The super-ego is the part of a person’s mind that acts as a self-critical conscience, reflecting social standards learned from parents, teachers and other mentor-like persons.

Ego and Narcissism in Addiction

Narcissism is the excessive pre-occupation of self-love. Many addicts exhibit this egotistical personality trait from a mixture of their drug/alcohol addiction, family and socio-economic upbringing, education, and/or mental health.

Personally, I believe the ego is one of the hardest things to overcome in recovery. Ego manifests itself in different ways.  Ego in addiction has to do more so with the idea that the world revolves around us. That everyone is a reflection of something better or worse than us, that everything bad that happens is happening personally to us and that everything good was meant for us. All of my thoughts in my addiction were about me. Even when I thought I was being helpful, I was doing it with a hidden agenda. The hidden agenda could’ve been to buy friendship, companionship, or to get something out of someone. It didn’t matter what I did, if it was out of ego, it was about me. Ego kept me trapped and alone in selfish desires where clothes, money, esteem, pity, fear, and conceit ruled my life. The ego told me the world was out to get me, as if the world found me so important that it made its main goal to make my life hell. In my addiction these thoughts and feelings were amplified and no one else mattered. My narcissism had to be removed in order for me to get sober.

The Role of Ego in Recovery

There’s this concept called ego fatigue, which explains how people can exhaust their egos when tempted with the want of immediate relief versus the need for long-term relief. This is prevalent in the recovery community. Addicts know that long-term sobriety will keep them happy and alive while the temptation of immediate relief (to get high) will not keep them happy and might even end in death.  But it’s hard to resist temptation, especially when put back into the same environment.

The Role of Humility in Recovery

The opposite of ego in addiction is humility in recovery. Humility does not mean thinking less of yourself because the ego wants naturally puts ‘you’ first, it just means thinking of yourself less. So in order to be rid of egotistical ways in sobriety I started to put my focus on other people and realized that this life was not mine to do what I want. I realized that I had a purpose to fulfill and it was the spirit’s purpose of sharing love in an altruistic way not the ego’s purpose.
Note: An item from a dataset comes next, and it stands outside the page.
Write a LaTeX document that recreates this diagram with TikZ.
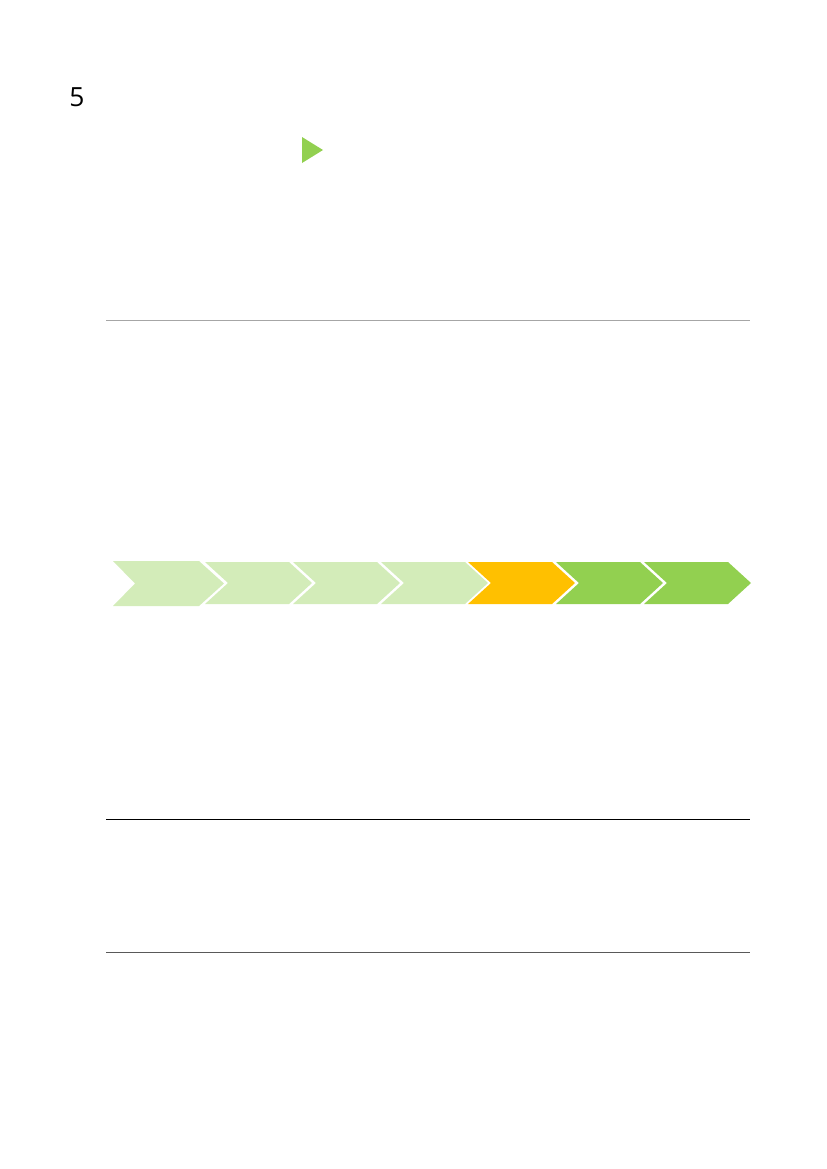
\documentclass[tikz,border=0pt]{standalone}
\usepackage{fontspec}
\setmainfont{Open Sans}
\usetikzlibrary{positioning}
\definecolor{leafgreen}{HTML}{92D050}
\definecolor{amber}{HTML}{FFC000}
\definecolor{rulegray}{HTML}{A6A6A6}
\definecolor{ruledark}{HTML}{595959}

\begin{document}
\begin{tikzpicture}[
    x=0.7198pt, y=-0.7198pt,
    rule/.style={line width=0.8pt},
    marker/.style={fill=leafgreen}
]
\useasboundingbox (0,0) rectangle (827,1169);

% page number and pointer
\node[font=\fontsize{19}{22}\selectfont, anchor=base west, inner sep=0] (num) at (69,106) {5};
\fill[marker] (302,137) -- (323,150) -- (302,163) -- cycle;

% rules
\draw[rule, rulegray] (106,320.5) -- (750,320.5);
\draw[rule, black] (106,819.5) -- (750,819.5);
\draw[rule, ruledark] (106,952.5) -- (750,952.5);

% chevrons
\fill[leafgreen!40] (113,561) -- (199,561) -- (224,583.5) -- (199,606) -- (113,606) -- (135,583.5) -- cycle;
\foreach \x/\c in {205/leafgreen!40, 293/leafgreen!40, 381/leafgreen!40, 468/amber, 556/leafgreen, 644/leafgreen}
    \fill[\c] (\x,562) -- ++(84,0) -- ++(23,21) -- ++(-23,21) -- ++(-84,0) -- ++(23,-21) -- cycle;
\end{tikzpicture}
\end{document}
Ego in addiction is tricky because it can creep in and run your life for a long time without you ever realizing it. That is why prayer and meditation are so fundamental in my recovery. Through prayer and meditation I am able to keep those negative thoughts at bay. Instead when I pray and meditate I tap into being spiritual. Through being spiritual I am able to help others and give away love freely. I put my love into someone else where it can remain long after I am gone. I focus on humility and less on my selfish wants. Once you take accountability for your selfish ways, and realize what you’re doing is to benefit yourself, you have to start taking action to counteract that and be more disciplined in your recovery.